This Loft Hotel Puts You at the Heart of Cairo's Indie Arts Scene
With Zawya Cinema downstairs, rooftops in every direction, and Talaat Harb down the block, Hazel keeps you in the middle of Cairo's constant motion.
Hazel Spaces sits above Cairo's Emad El-Deen Street, a short walk from the iconic Talaat Harb Square and a few blocks from the Egyptian Museum. The building—an old stone structure with pressed iron balconies and French windows—blends into the layered streetscape of Downtown Cairo. The hotel occupies the upper floors, its units split across two levels, with beds on a mezzanine and seating areas below. Each room has its own small balcony facing the street, where the sounds of the city drift in from below but never quite overwhelm.
What makes Hazel Spaces unusual is less about the interiors—pared down, calm, straightforward—than where it puts you. From here, nearly everything in central Cairo fans out within walking distance. South along Emad El-Deen Street, one reaches the Opera Garage complex, where art galleries, coffee bars, and workshops have taken over the skeleton of a mid-century parking structure. West, along Sherif Street, lies Café Riche, the city's oldest surviving café, still dimly lit and holding onto its own version of Cairo's past. Around the corner, antique dealers and secondhand bookstores line the ground floors of old department stores, most of them unchanged in decades.
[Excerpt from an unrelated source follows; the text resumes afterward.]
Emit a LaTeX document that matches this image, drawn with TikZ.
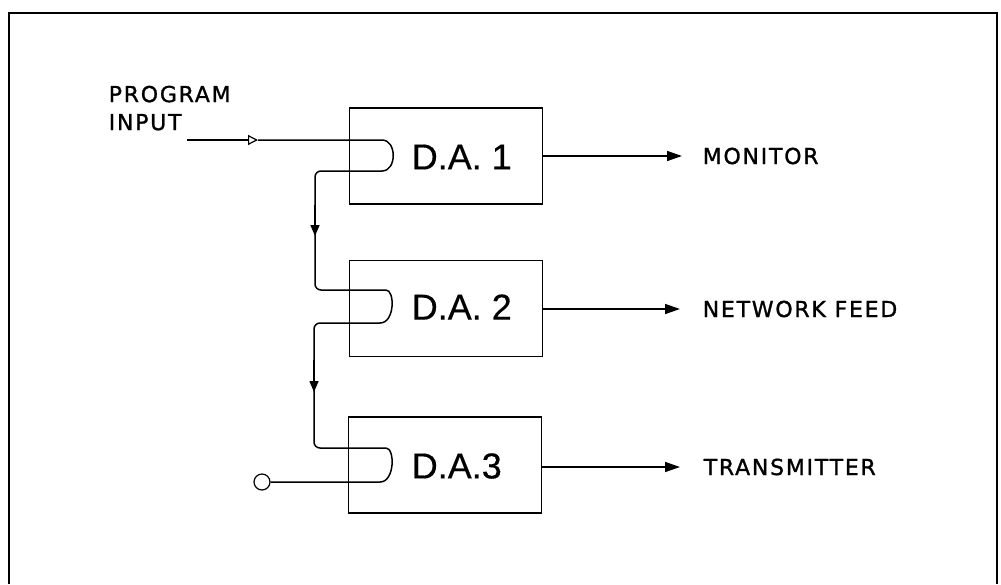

The hotel sits directly above Zawya Cinema, one of Egypt's few independent art-house venues. Guests descending the narrow stairwell into the lobby are met not by concierge desks, but by black-and-white posters of films that have shown below—some international, some local, many hard to find elsewhere. Further up, Hazel's rooftop terrace opens toward the Greek consulate, a view framed by early 20th-century buildings in soft pastels and ochre, their facades weathered but intact.
Hazel doesn't function like a full-service hotel. There's no restaurant, no breakfast bar, and no reception in the usual sense. What it does provide is a kind of minimal base camp—spare and quiet—for exploring one of Cairo's most lived-in districts. Nearby food stalls serve fried liver sandwiches and sugar-dusted feteer until the early morning. Five minutes away on foot, Mohamed Bassiouny Street leads toward Falaki Theatre and Townhouse Gallery, two mainstays of the independent arts scene. Walk north instead, and you hit Ramses Street, Cairo's loudest transit artery, where minibus drivers lean out the window and shout their routes over traffic.
Hazel Spaces keeps a low profile, but its location places it at the centre of things: art spaces, bookstores, street food, film, music, and the long, winding legacy of Khedival Cairo. It's a quiet room in the middle of something much louder—and for many, that's the appeal.